Jonathan May-Bowles, 26, pleaded guilty last week to assaulting the 80-year-old Murdoch as he was giving evidence before a British parliamentary committee about the phone-hacking scandal by his newspapers within his media group.

May-Bowles, also known by his comedy stage name “Jonnie Marbles”, is to serve three weeks of the sentence for disrupting proceedings when he launched a paper plate of shaving foam in Murdoch's face, while the latter was speaking at the House of Commons Culture, Media and Sport Committee about the scandal.

Judge Daphne Wickham also ordered May-Boyles to pay 265 pounds in court costs.

The incident happened towards the end of the media mogul's appearance alongside his son, James, before MPs in the Wilson Room in Portcullis House on July 19.

Condemning the defendant's actions, Wickham said the committee before which Murdoch sat was "of huge importance" to many people.

"This is a parliamentary process, which as you know conducts itself with dignity and in a civilised fashion. Everybody else in the room expected that, with one exception - you", Wickham added.
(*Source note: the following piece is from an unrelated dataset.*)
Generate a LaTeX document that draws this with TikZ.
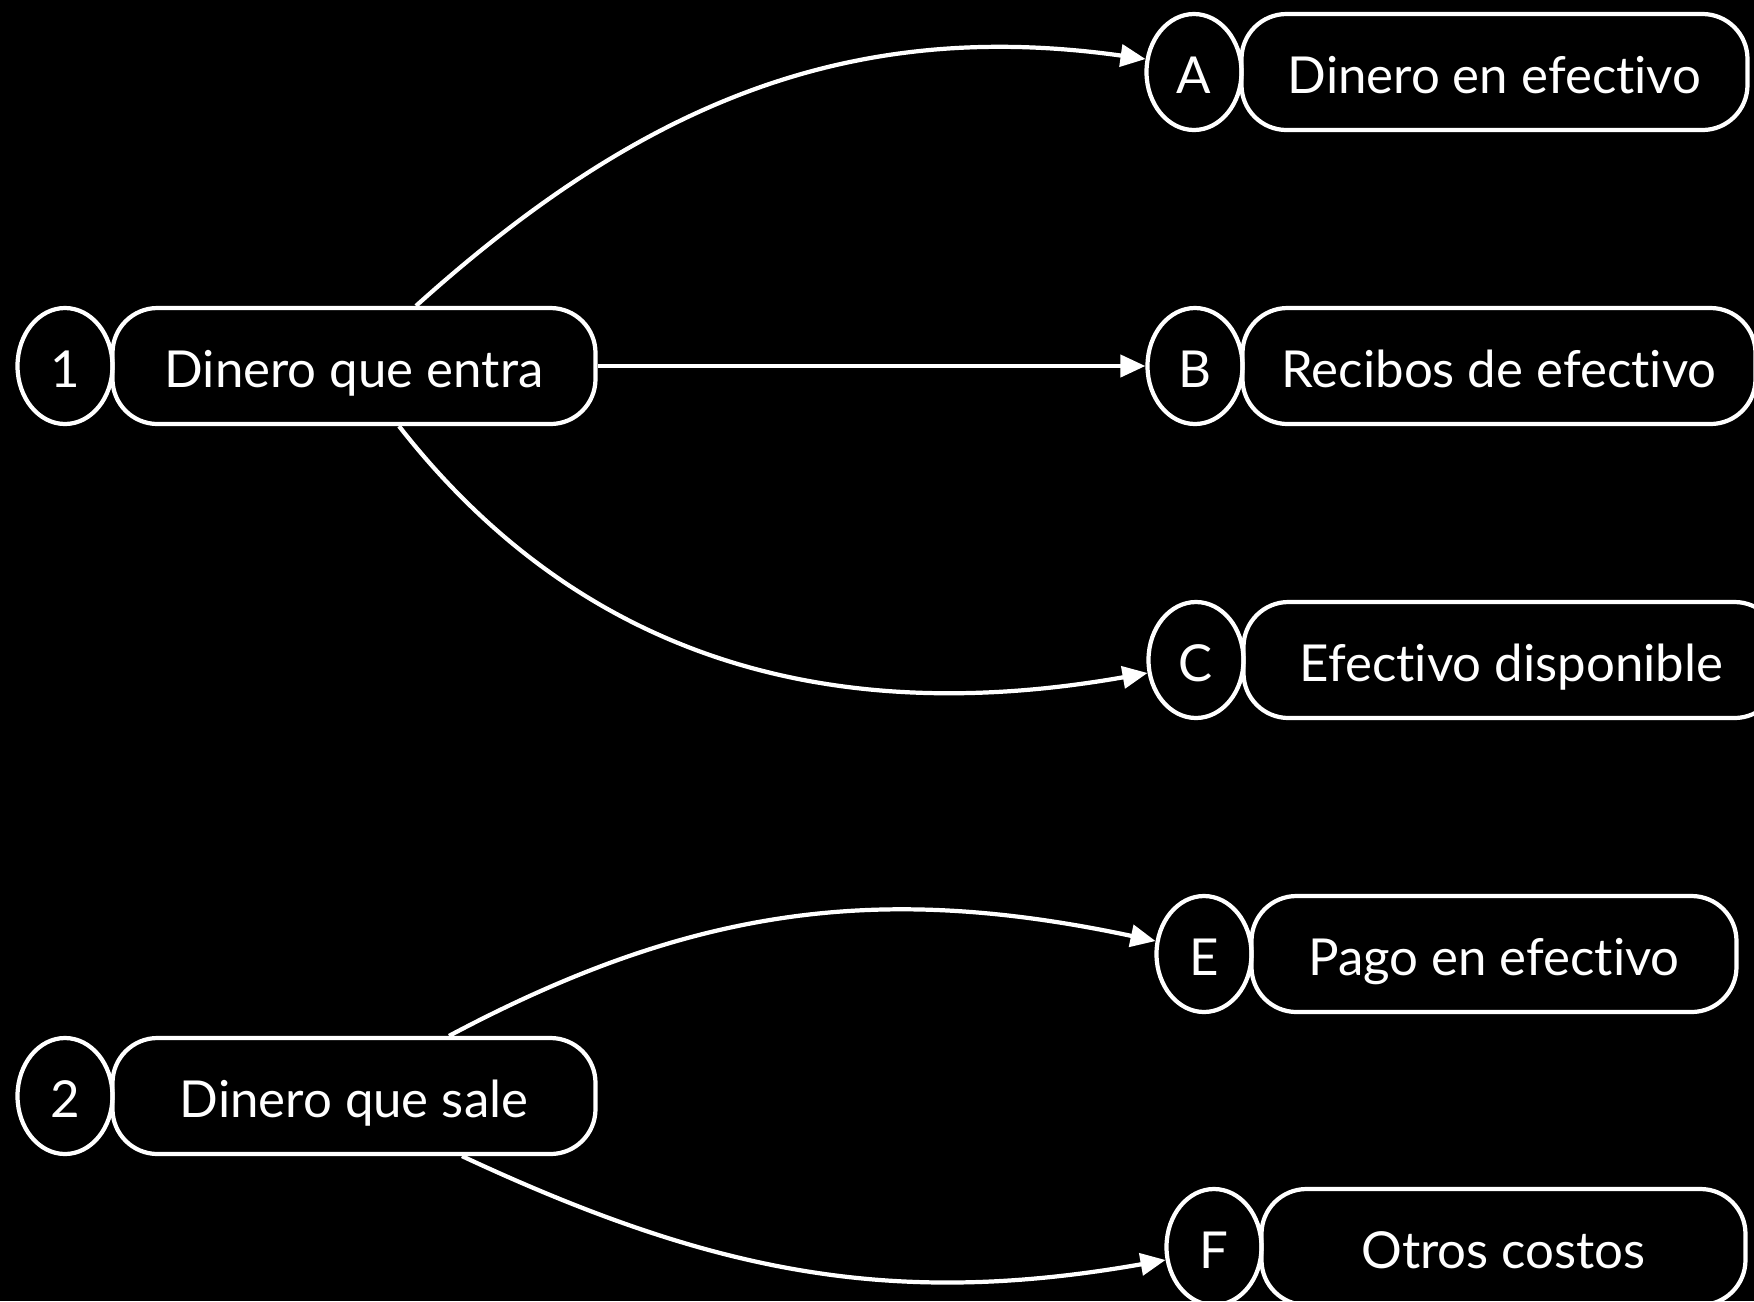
\documentclass[tikz,border=0pt]{standalone}
\usepackage{fontspec}
\setmainfont[Ligatures={NoCommon}]{Lato}
\usetikzlibrary{shapes.geometric,arrows.meta}

\begin{document}
\begin{tikzpicture}[num/.style={shape=ellipse,draw=white,line width=1.2pt,minimum width=0.95cm,minimum height=1.16cm,inner sep=0pt,text height=0.42cm,text depth=0cm,text=white,font=\fontsize{14.5}{17}\selectfont},lbl/.style={shape=rectangle,draw=white,line width=1.2pt,rounded corners=0.45cm,minimum height=1.16cm,inner sep=0pt,text height=0.42cm,text depth=0cm,text=white,anchor=west,xshift=-1.2pt,font=\fontsize{14.5}{17}\selectfont},flow/.style={draw=white,line width=1.2pt,-{Triangle[length=0.25cm,width=0.22cm]}}]
\def\xl{0.65};
\def\xr{11.95};

\fill[black] (0,0) rectangle (17.54,-13.01);
\useasboundingbox (0,0) rectangle (17.54,-13.01);

\node[num] (n1) at (\xl,-3.66) {1};
\node[lbl,minimum width=4.83cm] (in) at (n1.east) {Dinero que entra};
\node[num] (n2) at (\xl,-10.96) {2};
\node[lbl,minimum width=4.83cm] (out) at (n2.east) {Dinero que sale};

\node[num] (A) at (\xr-0.01,-0.72) {A};
\node[lbl,minimum width=5.06cm] (cash) at (A.east) {Dinero en efectivo};
\node[num] (B) at (\xr,-3.66) {B};
\node[lbl,minimum width=5.13cm] (receipts) at (B.east) {Recibos de efectivo};
\node[num] (C) at (\xr+0.01,-6.60) {C};
\node[lbl,minimum width=5.36cm] (avail) at (C.east) {Efectivo disponible};

\node[num] (E) at (\xr+0.09,-9.54) {E};
\node[lbl,minimum width=4.85cm] (pay) at (E.east) {Pago en efectivo};
\node[num] (F) at (\xr+0.19,-12.47) {F};
\node[lbl,minimum width=4.84cm] (other) at (F.east) {Otros costos};

\draw[flow] ([xshift=0.62cm]in.north) to[out=42,in=172] (A.165);
\draw[flow] (in.east) -- (B.west);
\draw[flow] ([xshift=0.45cm]in.south) to[out=-52,in=190] (C.195);
\draw[flow] ([xshift=0.95cm]out.north) to[out=28,in=168] (E.165);
\draw[flow] ([xshift=1.08cm]out.south) to[out=-25,in=190] (F.195);
\end{tikzpicture}
\end{document}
May-Bowles, of Edinburgh Gardens, Windsor, Berkshire, admitted assault and causing harassment, alarm or distress at a hearing on Friday.

Tim Greaves, defending, said the part-time stand-up comic intended to "make a statement" through his actions.

"Slapstick and throwing pies dates back to the 1900s as a recognised form of protest," he said.

"He intended to express how he was feeling and how he believed the British public were feeling, and he sought to do that in the least harmful way he could", added the lawyer.

He said May-Bowles was an educated father of a young son who was involved in protest groups and had no previous criminal convictions.

Greaves returned to court later to announce that the protester was appealing against his sentence and to apply for bail.

He argued that the jail term was "excessive" and that sentencing guidelines had not been followed.

He said it was likely that May-Bowles would have served his sentence in full by the time the appeal came before a crown court judge.

But Wickham said she was not prepared to grant bail and ordered the comedian to remain in custody.